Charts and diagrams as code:
+---+

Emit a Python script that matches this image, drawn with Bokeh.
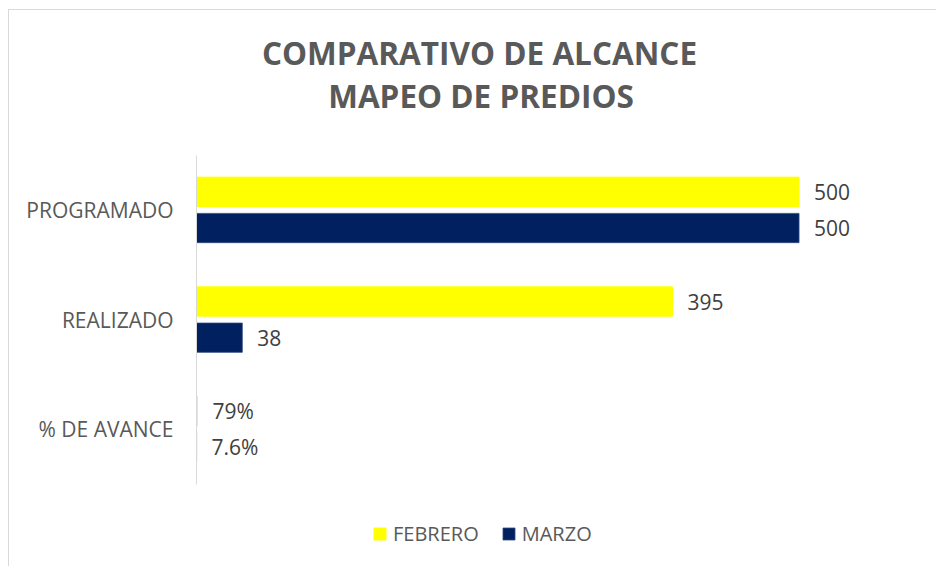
from bokeh.plotting import figure
from bokeh.models import ColumnDataSource, Range1d, Label, Legend, LegendItem, FixedTicker
from bokeh.transform import dodge
from bokeh.core.properties import value
from bokeh.embed import file_html
from bokeh.resources import INLINE

categories = ["PROGRAMADO", "REALIZADO", "% DE AVANCE"]
febrero = [500, 395, 0.79]
marzo = [500, 38, 0.076]
febrero_labels = ["500", "395", "79%"]
marzo_labels = ["500", "38", "7.6%"]
series_names = ["FEBRERO", "MARZO"]
title_lines = ["COMPARATIVO DE ALCANCE", "MAPEO DE PREDIOS"]

FONT = "Open Sans"
YELLOW = "#FFFF00"
NAVY = "#002060"

n = len(categories)
pos = [n - 0.5 - i for i in range(n)]  # first category at the top

src = ColumnDataSource(dict(cat=categories, pos=pos, feb=febrero, mar=marzo,
                            feb_lbl=febrero_labels, mar_lbl=marzo_labels))

p = figure(width=928, height=557,
           x_range=Range1d(0, 614.9), y_range=Range1d(-0.7605, 4.3185),
           output_backend="svg", toolbar_location=None,
           min_border_left=187, min_border_right=0, min_border_top=0, min_border_bottom=0)
p.styles = {"margin-left": "8px", "margin-top": "9px",
            "border-top": "1px solid #d9d9d9", "border-left": "1px solid #d9d9d9"}
p.outline_line_color = None
p.xgrid.visible = False
p.ygrid.visible = False
p.xaxis.visible = False

ya = p.yaxis[0]
ya.ticker = FixedTicker(ticks=pos)
ya.major_label_overrides = {pp: c for pp, c in zip(pos, categories)}
ya.bounds = (0, n)
ya.axis_line_color = "#d9d9d9"
ya.axis_line_width = 1
ya.major_tick_line_color = None
ya.minor_tick_line_color = None
ya.major_tick_out = 0
ya.major_tick_in = 0
ya.major_label_standoff = 23
ya.major_label_text_font = FONT
ya.major_label_text_font_size = "21px"
ya.major_label_text_color = "#595959"

off = 0.165
bh = 0.267
r1 = p.hbar(y=dodge("pos", off), right="feb", left=0, height=bh,
            fill_color=YELLOW, line_color=YELLOW, source=src)
r2 = p.hbar(y=dodge("pos", -off), right="mar", left=0, height=bh,
            fill_color=NAVY, line_color="#2f4a80", line_width=0.8, source=src)

common = dict(x_offset=15, text_font=value(FONT), text_font_size="21px",
              text_color="#404040", text_baseline="middle", text_align="left", source=src)
p.text(x="feb", y=dodge("pos", off), text="feb_lbl", **common)
p.text(x="mar", y=dodge("pos", -off), text="mar_lbl", **common)

for txt, xx, yy in zip(title_lines, [283, 284.5], [515, 472]):
    p.add_layout(Label(x=xx, y=yy, x_units="screen", y_units="screen", text=txt,
                       text_font=FONT, text_font_size="31.5px", text_font_style="bold",
                       text_color="#595959", text_align="center", text_baseline="middle"))

legend = Legend(items=[LegendItem(label=series_names[0], renderers=[r1]),
                       LegendItem(label=series_names[1], renderers=[r2])],
                orientation="horizontal", location=(176, 20),
                glyph_width=15, glyph_height=15, label_standoff=6, spacing=22,
                padding=0, margin=0, border_line_color=None, background_fill_alpha=0,
                label_text_font=FONT, label_text_font_size="20px", label_text_color="#595959")
p.add_layout(legend, "center")

open("out.html", "w").write(file_html(p, INLINE))
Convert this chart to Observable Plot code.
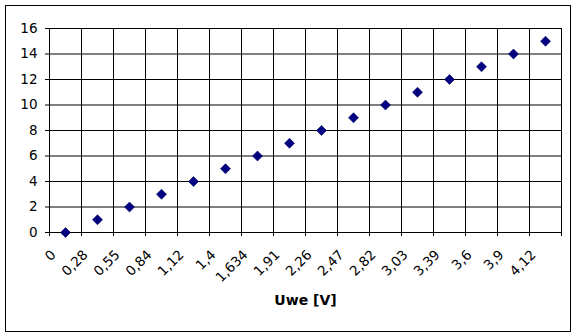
<!DOCTYPE html>
<html>
<head>
<meta charset="utf-8">
<script src="https://cdn.jsdelivr.net/npm/d3@7"></script>
<script src="https://cdn.jsdelivr.net/npm/@observablehq/plot@0.6"></script>
<style>
  html, body { margin: 0; padding: 0; background: #fff; }
  #wrap { position: relative; width: 576px; height: 336px; }
  #border { position: absolute; left: 5px; top: 5px; width: 564px; height: 325px; border: 1px solid #000; pointer-events: none; }
</style>
</head>
<body>
<div id="wrap"><div id="border"></div></div>
<script>
const categories = ["0","0,28","0,55","0,84","1,12","1,4","1,634","1,91","2,26","2,47","2,82","3,03","3,39","3,6","3,9","4,12"];
const values = [0,1,2,3,4,5,6,7,8,9,10,11,12,13,14,15];
const yTicks = [0,2,4,6,8,10,12,14,16];
const xTitle = "Uwe [V]";

const W = 576, H = 336, mL = 49, mR = 15, mT = 28, mB = 104;
const half = (W - mL - mR) / categories.length / 2;
const data = categories.map((c, i) => ({c, v: values[i]}));
const font = "DejaVu Sans, sans-serif";

const chart = Plot.plot({
  width: W, height: H,
  marginLeft: mL, marginRight: mR, marginTop: mT, marginBottom: mB,
  style: {fontFamily: font, fontSize: "13.5px", background: "transparent", color: "#000"},
  x: {type: "band", domain: categories, padding: 0, axis: null},
  y: {domain: [0, 16], axis: null},
  marks: [
    Plot.ruleY(yTicks, {y: d => d, stroke: "#000", strokeWidth: 1, strokeOpacity: 1, insetLeft: -4}),
    Plot.ruleX(categories, {x: d => d, dx: -half, stroke: "#000", strokeOpacity: 1, insetBottom: -4}),
    Plot.ruleX(categories.slice(-1), {x: d => d, dx: half, stroke: "#000", strokeOpacity: 1, insetBottom: -4}),
    Plot.text(yTicks, {y: d => d, text: d => String(d), frameAnchor: "left", textAnchor: "end", dx: -12, fill: "#000", fontSize: 13.5}),
    Plot.text(categories, {x: d => d, text: d => d, frameAnchor: "bottom", textAnchor: "end", lineAnchor: "middle", rotate: -45, dx: -12, dy: 20, fill: "#000", fontSize: 13.5}),
    Plot.text([xTitle], {text: d => d, frameAnchor: "bottom", dy: 72, fontWeight: "bold", fontSize: 14, fill: "#000"}),
    Plot.dot(data, {x: "c", y: "v", symbol: "diamond2", r: 4.5, fill: "#000080", stroke: "#00005a", strokeWidth: 0.6})
  ]
});
document.getElementById("wrap").prepend(chart);
</script>
</body>
</html>
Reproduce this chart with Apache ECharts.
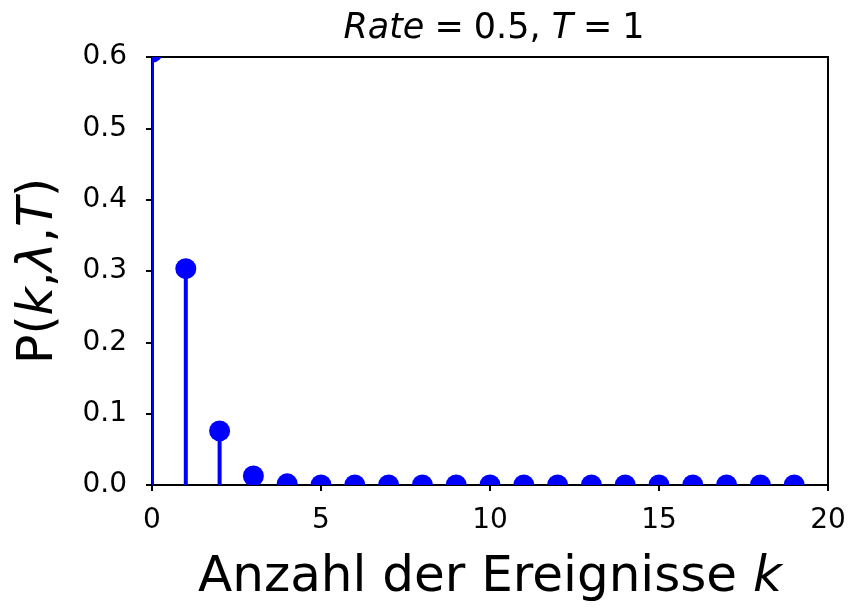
<!DOCTYPE html>
<html>
<head>
<meta charset="utf-8">
<script src="https://cdn.jsdelivr.net/npm/echarts@6/dist/echarts.min.js"></script>
<style>html,body{margin:0;padding:0;background:#fff}#c{width:850px;height:608px}</style>
</head>
<body>
<div id="c"></div>
<script>
const kValues = [0,1,2,3,4,5,6,7,8,9,10,11,12,13,14,15,16,17,18,19];
const probValues = [0.6065,0.3033,0.0758,0.0126,0.0016,0.00016,0.000013,0.000001,0,0,0,0,0,0,0,0,0,0,0,0];
const xTicks = [0,5,10,15,20];
const yTicks = [0.0,0.1,0.2,0.3,0.4,0.5,0.6];

const chart = echarts.init(document.getElementById('c'), null, {renderer:'canvas'});
const FONT = 'DejaVu Sans';
const data = kValues.map((k,i)=>[k, probValues[i]]);
const axisCommon = {
  axisLine:{show:true,onZero:false,lineStyle:{color:'#000',width:2}},
  splitLine:{show:false}
};
chart.setOption({
  animation:false,
  backgroundColor:'#fff',
  title:{
    left:489, top:6, textAlign:'center',
    text:'{i|Rate}{o|=}0.5, {i|T}{o|=}1',
    textStyle:{fontFamily:FONT,fontSize:35,fontWeight:'normal',color:'#000',
      rich:{i:{fontFamily:FONT,fontSize:35,fontStyle:'italic',color:'#000'},
            o:{fontFamily:FONT,fontSize:35,color:'#000',padding:[0,10,0,10]}}}
  },
  grid:{left:152,right:22,top:57,bottom:119,containLabel:false},
  xAxis:[{
    type:'value', min:xTicks[0], max:xTicks[xTicks.length-1], interval:5,
    ...axisCommon,
    axisTick:{show:true,inside:false,length:6,lineStyle:{color:'#000',width:2}},
    axisLabel:{show:true,margin:22,fontFamily:FONT,fontSize:28,color:'#000'},
    name:'Anzahl der Ereignisse {i|k}', nameLocation:'middle', nameGap:68,
    nameTextStyle:{fontFamily:FONT,fontSize:50,color:'#000',
      rich:{i:{fontFamily:FONT,fontSize:50,fontStyle:'italic',color:'#000'}}}
  },{
    type:'value', position:'top', min:0, max:20, interval:5,
    ...axisCommon, axisTick:{show:false}, axisLabel:{show:false}
  }],
  yAxis:[{
    type:'value', min:yTicks[0], max:yTicks[yTicks.length-1], interval:0.1,
    ...axisCommon,
    axisTick:{show:true,inside:false,length:6,lineStyle:{color:'#000',width:2}},
    axisLabel:{show:true,margin:25,fontFamily:FONT,fontSize:28,color:'#000',
      formatter:v=>v.toFixed(1)},
    name:'P({i|k},{i|λ},{i|T})', nameLocation:'middle', nameGap:88, nameRotate:90,
    nameTextStyle:{fontFamily:FONT,fontSize:49,color:'#000',
      rich:{i:{fontFamily:FONT,fontSize:49,fontStyle:'italic',color:'#000'}}}
  },{
    type:'value', position:'right', min:0, max:0.6, interval:0.1,
    ...axisCommon, axisTick:{show:false}, axisLabel:{show:false}
  }],
  series:[{
    type:'custom',
    clip:true,
    xAxisIndex:0, yAxisIndex:0,
    data:data,
    z:1,
    renderItem:function(params, api){
      const x = api.value(0), y = api.value(1);
      const p0 = api.coord([x,0]);
      const p1 = api.coord([x,y]);
      return {type:'group', children:[
        {type:'line', shape:{x1:p0[0],y1:p0[1],x2:p1[0],y2:p1[1]}, style:{stroke:'#0000ff',lineWidth:4}},
        {type:'circle', shape:{cx:p1[0],cy:p1[1],r:10.5}, style:{fill:'#0000ff'}}
      ]};
    }
  }]
});
</script>
</body>
</html>
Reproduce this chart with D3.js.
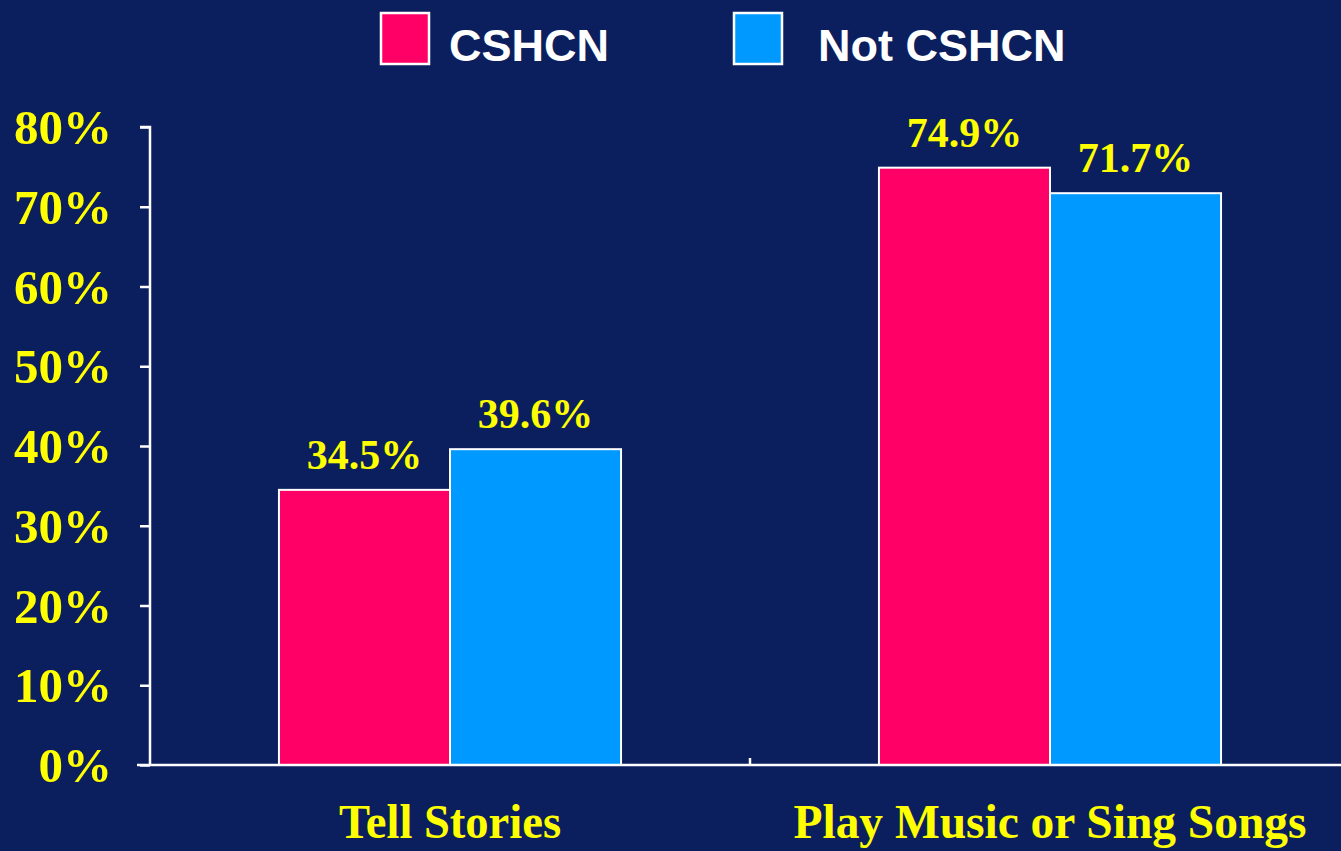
<!DOCTYPE html>
<html>
<head>
<meta charset="utf-8">
<script src="https://cdn.jsdelivr.net/npm/d3@7"></script>
<style>
  html, body { margin: 0; padding: 0; background: #0b1f5f; }
  svg { display: block; }
</style>
</head>
<body>
<svg id="chart" width="1341" height="851"></svg>
<script>
const categories = ["Tell Stories", "Play Music or Sing Songs"];
const seriesNames = ["CSHCN", "Not CSHCN"];
const cshcnValues = [34.5, 74.9];
const notCshcnValues = [39.6, 71.7];
const yTicks = [0, 10, 20, 30, 40, 50, 60, 70, 80];
const colors = ["#ff0066", "#0099ff"];

const W = 1341, H = 851;
const svg = d3.select("#chart");
svg.append("rect").attr("width", W).attr("height", H).attr("fill", "#0b1f5f");

const x0 = 150, x1 = 1350, yBottom = 765, yTop = 127;
const x = d3.scaleBand().domain(categories).range([x0, x1]).paddingInner(0).paddingOuter(0);
const xs = d3.scaleBand().domain(seriesNames).range([0, x.bandwidth()]).paddingInner(0).paddingOuter(0.754);
const y = d3.scaleLinear().domain([0, 80]).range([yBottom, yTop]);

const serif = "'Liberation Serif', 'Times New Roman', serif";
const sans = "'Liberation Sans', Arial, sans-serif";

const data = categories.map((c, i) => ({
  cat: c,
  vals: [
    { s: seriesNames[0], v: cshcnValues[i], color: colors[0] },
    { s: seriesNames[1], v: notCshcnValues[i], color: colors[1] }
  ]
}));

// Bars
const groups = svg.selectAll("g.grp").data(data).enter().append("g")
  .attr("class", "grp")
  .attr("transform", d => `translate(${x(d.cat)},0)`);

groups.selectAll("rect").data(d => d.vals).enter().append("rect")
  .attr("x", d => xs(d.s))
  .attr("y", d => y(d.v))
  .attr("width", xs.bandwidth())
  .attr("height", d => y(0) - y(d.v))
  .attr("fill", d => d.color)
  .attr("stroke", "#ffffff")
  .attr("stroke-width", 2);

groups.selectAll("text.val").data(d => d.vals).enter().append("text")
  .attr("class", "val")
  .attr("x", d => xs(d.s) + xs.bandwidth() / 2)
  .attr("y", d => y(d.v) - 21)
  .attr("text-anchor", "middle")
  .attr("font-family", serif)
  .attr("font-weight", "bold")
  .attr("font-size", 42)
  .attr("fill", "#ffff00")
  .text(d => d.v.toFixed(1) + "%");

// Y axis
const yAxis = d3.axisLeft(y).tickValues(yTicks).tickSize(10).tickPadding(28)
  .tickFormat(d => d + "%");
const gy = svg.append("g").attr("transform", `translate(${x0},0)`).call(yAxis);
gy.select(".domain").attr("stroke", "#ffffff").attr("stroke-width", 2.5)
  .attr("d", `M-10,${yTop}H0V${yBottom}`);
gy.selectAll(".tick line").attr("stroke", "#ffffff").attr("stroke-width", 2.5);
gy.selectAll(".tick text")
  .attr("fill", "#ffff00")
  .attr("font-family", serif)
  .attr("font-weight", "bold")
  .attr("font-size", 49)
  .attr("dy", "0.34em");

// X axis
const xAxis = d3.axisBottom(x).tickSize(0).tickPadding(0).tickFormat("");
const gx = svg.append("g").attr("transform", `translate(0,${yBottom})`).call(xAxis);
gx.select(".domain").attr("stroke", "#ffffff").attr("stroke-width", 2.5)
  .attr("d", `M137,0H${W}`);
gx.selectAll(".tick").remove();
// category divider tick
gx.selectAll("line.div").data(categories.slice(1)).enter().append("line")
  .attr("class", "div")
  .attr("x1", d => x(d)).attr("x2", d => x(d))
  .attr("y1", 0).attr("y2", -7)
  .attr("stroke", "#ffffff").attr("stroke-width", 2.5);

// Category labels
const catWidths = [222, 513];
svg.selectAll("text.cat").data(categories).enter().append("text")
  .attr("class", "cat")
  .attr("x", d => x(d) + x.bandwidth() / 2)
  .attr("y", 838)
  .attr("text-anchor", "middle")
  .attr("font-family", serif)
  .attr("font-weight", "bold")
  .attr("font-size", 48)
  .attr("fill", "#ffff00")
  .attr("textLength", (d, i) => catWidths[i])
  .attr("lengthAdjust", "spacingAndGlyphs")
  .text(d => d);

// Legend
const legendX = [380, 733];
const leg = svg.selectAll("g.leg").data(seriesNames).enter().append("g")
  .attr("class", "leg")
  .attr("transform", (d, i) => `translate(${legendX[i]},0)`);
leg.append("rect")
  .attr("x", 1).attr("y", 13).attr("width", 48).attr("height", 51)
  .attr("fill", (d, i) => colors[i])
  .attr("stroke", "#ffffff").attr("stroke-width", 2.5);
leg.append("text")
  .attr("x", (d, i) => i === 0 ? 69 : 85)
  .attr("y", 61)
  .attr("font-family", sans)
  .attr("font-weight", "bold")
  .attr("font-size", 45)
  .attr("fill", "#ffffff")
  .text(d => d);
</script>
</body>
</html>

+---+

REQUIREMENT: Above are the records. Copy word for word only their lines from the one holding "Reproduce this chart with Apache ECharts." through the one holding "const yTicks = [0.0,0.1,0.2,0.3,0.4,0.5,0.6];", both included, and skip the images.

TASK RESULT:
Reproduce this chart with Apache ECharts.
<!DOCTYPE html>
<html>
<head>
<meta charset="utf-8">
<script src="https://cdn.jsdelivr.net/npm/echarts@6/dist/echarts.min.js"></script>
<style>html,body{margin:0;padding:0;background:#fff}#c{width:850px;height:608px}</style>
</head>
<body>
<div id="c"></div>
<script>
const kValues = [0,1,2,3,4,5,6,7,8,9,10,11,12,13,14,15,16,17,18,19];
const probValues = [0.6065,0.3033,0.0758,0.0126,0.0016,0.00016,0.000013,0.000001,0,0,0,0,0,0,0,0,0,0,0,0];
const xTicks = [0,5,10,15,20];
const yTicks = [0.0,0.1,0.2,0.3,0.4,0.5,0.6];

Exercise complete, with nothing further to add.